Daar gaf hij eerst een demonstratie: met een paar krachtige slagen sloeg hij moeiteloos de ballen het veld in. Daarna kregen wij onze eigen emmers met ballen, een golfclub en de simpele maar uitdagende opdracht: sla de bal vooruit.
In een keurig rijtje stonden we naast elkaar. De trainer vertelde dat dit zijn favoriete onderdeel van de golfclinic is — en we begrepen al snel waarom. Na een paar heldhaftige (en soms hilarische) eerste pogingen riep hij ons bij elkaar voor een korte instructie over de juiste grip. Want ja, gewoon met twee handen een stok vasthouden? Zo simpel bleek het niet. We moesten van onze twee handen eigenlijk één hand maken.
Toen we die techniek een beetje onder de knie hadden, konden we naar hartenlust oefenen. De ballen vlogen alle kanten op: de meesten netjes vooruit, sommigen met gevaar voor de buren iets minder.
Terwijl we stonden te oefenen, stelde de trainer ineens met een glimlach de vraag: “Welke sport leer je eigenlijk in 50 minuten?”
Zijn punt was helder: geen één. En daar stonden we dan, een uur bezig en al een beetje verkocht aan golf.

Toen onze emmers leeg waren en de ballen verspreid over het veld lagen, gingen we door naar “the putting green” — een soort mini-golfbaan. Hier leerden we een compleet andere slag: klein, precies en beheerst. Tijd om te putten! Natuurlijk weer met een andere golfclub.
Na wat oefenrondes was het tijd voor het ‘echte werk’. We liepen richting de zogeheten F-holes en deelden ons op in groepjes. In deze spelvorm sloegen alle drie de groepsleden hun bal vanaf de tee, waarna je samen verder speelde vanaf de best liggende bal. Zo werkte je als team richting de hole.
De bedoeling was om elke hole in maximaal zes slagen te halen. Elke hole was een par 3 — dat betekent: drie slagen is “normaal”. Maar we kregen drie extra slagen marge, dus zes was het maximum.
Eerst probeerden we onze ballen op the fairway te krijgen: het netjes gemaaide deel van de baan dat je richting de hole leidt. Daarna gingen we op weg naar the green — het kortst gemaaide, gladde grasveld waar de hole zelf ligt. Daar aangekomen probeerden we de bal erin te putten, met een andere club en een stuk meer finesse.

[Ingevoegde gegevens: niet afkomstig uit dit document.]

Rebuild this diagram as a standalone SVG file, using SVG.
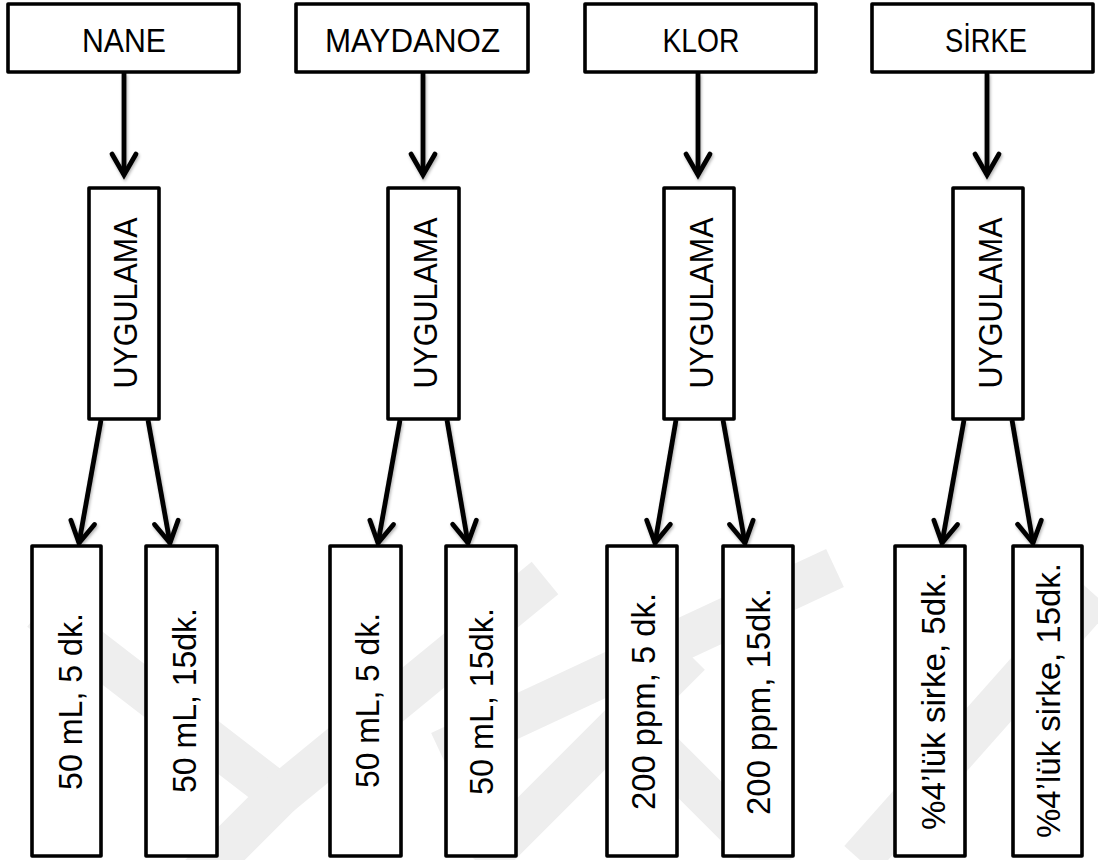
<svg xmlns="http://www.w3.org/2000/svg" width="1098" height="860" viewBox="0 0 1098 860">
  <defs>
    <style>
      .box { fill: #ffffff; stroke: #000000; stroke-width: 3.6; stroke-linejoin: round; }
      .top { font-family: "Liberation Sans", Arial, sans-serif; font-size: 34px; fill: #000; text-anchor: middle; }
      .uyg { font-family: "Liberation Sans", Arial, sans-serif; font-size: 33px; fill: #000; text-anchor: middle; }
      .low { font-family: "Liberation Sans", Arial, sans-serif; font-size: 34px; fill: #000; text-anchor: middle; }
      .conn { fill: none; stroke: #000; stroke-width: 4.8; }
      .wm { fill: none; stroke: #eeeeee; stroke-width: 42; stroke-linejoin: miter; }
    </style>
    <marker id="ah" markerUnits="userSpaceOnUse" markerWidth="30" markerHeight="30" refX="0" refY="0" orient="auto" overflow="visible">
      <path d="M -21,-12 L 0,0 L -21,12" fill="none" stroke="#000" stroke-width="4.8" stroke-linecap="round" stroke-linejoin="miter"/>
    </marker>
    <filter id="sh" x="-20%" y="-20%" width="140%" height="140%">
      <feDropShadow dx="1" dy="2" stdDeviation="1.5" flood-color="#000" flood-opacity="0.3"/>
    </filter>
  </defs>
  <rect width="1098" height="860" fill="#ffffff"/>

  <g id="watermark">
    <polyline class="wm" points="40,610 280,795 195,880"/>
    <line class="wm" x1="280" y1="795" x2="545" y2="578"/>
    <line class="wm" x1="835" y1="568" x2="440" y2="752"/>
    <line class="wm" x1="690" y1="655" x2="480" y2="865"/>
    <line class="wm" x1="650" y1="740" x2="780" y2="870"/>
    <line class="wm" x1="1095" y1="595" x2="860" y2="860"/>
  </g>

  <g id="connectors" filter="url(#sh)">
    <line class="conn" x1="124" y1="73" x2="124" y2="175" marker-end="url(#ah)"/>
    <line class="conn" x1="423" y1="73" x2="423" y2="175" marker-end="url(#ah)"/>
    <line class="conn" x1="698" y1="73" x2="698" y2="175" marker-end="url(#ah)"/>
    <line class="conn" x1="987" y1="73" x2="987" y2="175" marker-end="url(#ah)"/>

    <line class="conn" x1="101" y1="420" x2="79" y2="543" marker-end="url(#ah)"/>
    <line class="conn" x1="148" y1="420" x2="170" y2="543" marker-end="url(#ah)"/>
    <line class="conn" x1="400" y1="420" x2="378" y2="543" marker-end="url(#ah)"/>
    <line class="conn" x1="447" y1="420" x2="468" y2="543" marker-end="url(#ah)"/>
    <line class="conn" x1="676" y1="420" x2="655" y2="543" marker-end="url(#ah)"/>
    <line class="conn" x1="723" y1="420" x2="745" y2="543" marker-end="url(#ah)"/>
    <line class="conn" x1="964" y1="420" x2="942" y2="543" marker-end="url(#ah)"/>
    <line class="conn" x1="1012" y1="420" x2="1033" y2="543" marker-end="url(#ah)"/>
  </g>

  <g id="nane">
    <rect class="box" x="8" y="4" width="231" height="68"/>
    <text class="top" x="124" y="52" textLength="84" lengthAdjust="spacingAndGlyphs">NANE</text>
  </g>
  <g id="maydanoz">
    <rect class="box" x="296" y="4" width="232" height="68"/>
    <text class="top" x="412.5" y="52" textLength="175" lengthAdjust="spacingAndGlyphs">MAYDANOZ</text>
  </g>
  <g id="klor">
    <rect class="box" x="585" y="4" width="231" height="68"/>
    <text class="top" x="701" y="52" textLength="77" lengthAdjust="spacingAndGlyphs">KLOR</text>
  </g>
  <g id="sirke">
    <rect class="box" x="872" y="4" width="221" height="68"/>
    <text class="top" x="986" y="52" textLength="82" lengthAdjust="spacingAndGlyphs">SİRKE</text>
  </g>

  <g id="uyg-nane">
    <rect class="box" x="89" y="188" width="70" height="231"/>
    <text class="uyg" transform="translate(136.5,303) rotate(-90)" textLength="171" lengthAdjust="spacingAndGlyphs">UYGULAMA</text>
  </g>
  <g id="uyg-maydanoz">
    <rect class="box" x="388" y="188" width="71" height="231"/>
    <text class="uyg" transform="translate(436.5,303) rotate(-90)" textLength="171" lengthAdjust="spacingAndGlyphs">UYGULAMA</text>
  </g>
  <g id="uyg-klor">
    <rect class="box" x="664" y="188" width="70" height="231"/>
    <text class="uyg" transform="translate(712.5,303) rotate(-90)" textLength="171" lengthAdjust="spacingAndGlyphs">UYGULAMA</text>
  </g>
  <g id="uyg-sirke">
    <rect class="box" x="953" y="188" width="70" height="231"/>
    <text class="uyg" transform="translate(1001.5,303) rotate(-90)" textLength="171" lengthAdjust="spacingAndGlyphs">UYGULAMA</text>
  </g>

  <g id="nane-5">
    <rect class="box" x="32" y="546" width="69" height="310"/>
    <text class="low" transform="translate(82,701.5) rotate(-90)" textLength="177" lengthAdjust="spacingAndGlyphs">50 mL, 5 dk.</text>
  </g>
  <g id="nane-15">
    <rect class="box" x="146" y="546" width="71" height="310"/>
    <text class="low" transform="translate(196,700.5) rotate(-90)" textLength="185" lengthAdjust="spacingAndGlyphs">50 mL, 15dk.</text>
  </g>
  <g id="maydanoz-5">
    <rect class="box" x="330" y="546" width="71" height="310"/>
    <text class="low" transform="translate(379,700.5) rotate(-90)" textLength="175" lengthAdjust="spacingAndGlyphs">50 mL, 5 dk.</text>
  </g>
  <g id="maydanoz-15">
    <rect class="box" x="446" y="546" width="70" height="310"/>
    <text class="low" transform="translate(493,701.5) rotate(-90)" textLength="187" lengthAdjust="spacingAndGlyphs">50 mL, 15dk.</text>
  </g>
  <g id="klor-5">
    <rect class="box" x="607" y="546" width="70" height="310"/>
    <text class="low" transform="translate(655,701.5) rotate(-90)" textLength="217" lengthAdjust="spacingAndGlyphs">200 ppm, 5 dk.</text>
  </g>
  <g id="klor-15">
    <rect class="box" x="723" y="546" width="70" height="310"/>
    <text class="low" transform="translate(770,701.5) rotate(-90)" textLength="227" lengthAdjust="spacingAndGlyphs">200 ppm, 15dk.</text>
  </g>
  <g id="sirke-5">
    <rect class="box" x="895" y="546" width="70" height="310"/>
    <text class="low" transform="translate(945,701) rotate(-90)" textLength="258" lengthAdjust="spacingAndGlyphs">%4’lük sirke, 5dk.</text>
  </g>
  <g id="sirke-15">
    <rect class="box" x="1013" y="546" width="69" height="310"/>
    <text class="low" transform="translate(1060,700.5) rotate(-90)" textLength="275" lengthAdjust="spacingAndGlyphs">%4’lük sirke, 15dk.</text>
  </g>
</svg>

Bij sommige holes speelden we verrassend goed en haalden we zelfs par. Bij andere hadden we alle zes de slagen nodig — een triple bogey, zoals dat heet.
Halverwege begon de vermoeidheid een beetje toe te slaan. Een bal verdween zelfs in het riet. Maar niet veel later kregen we de slag weer te pakken. Op een gegeven moment lukte het zelfs om over een zandbunker heen te slaan, recht op the green. Dat voelde magisch, het leek alsof we écht aan het golfen waren.
Na een mooie ronde van negen holes liepen we voldaan terug naar het clubhuis. We leverden onze tassen in en sloten weer aan bij de rest van de groep. In het warme septemberzonnetje genoten we van een gezellige lunch en blikten we terug op een sportieve, verrassende en vooral ontspannen dag.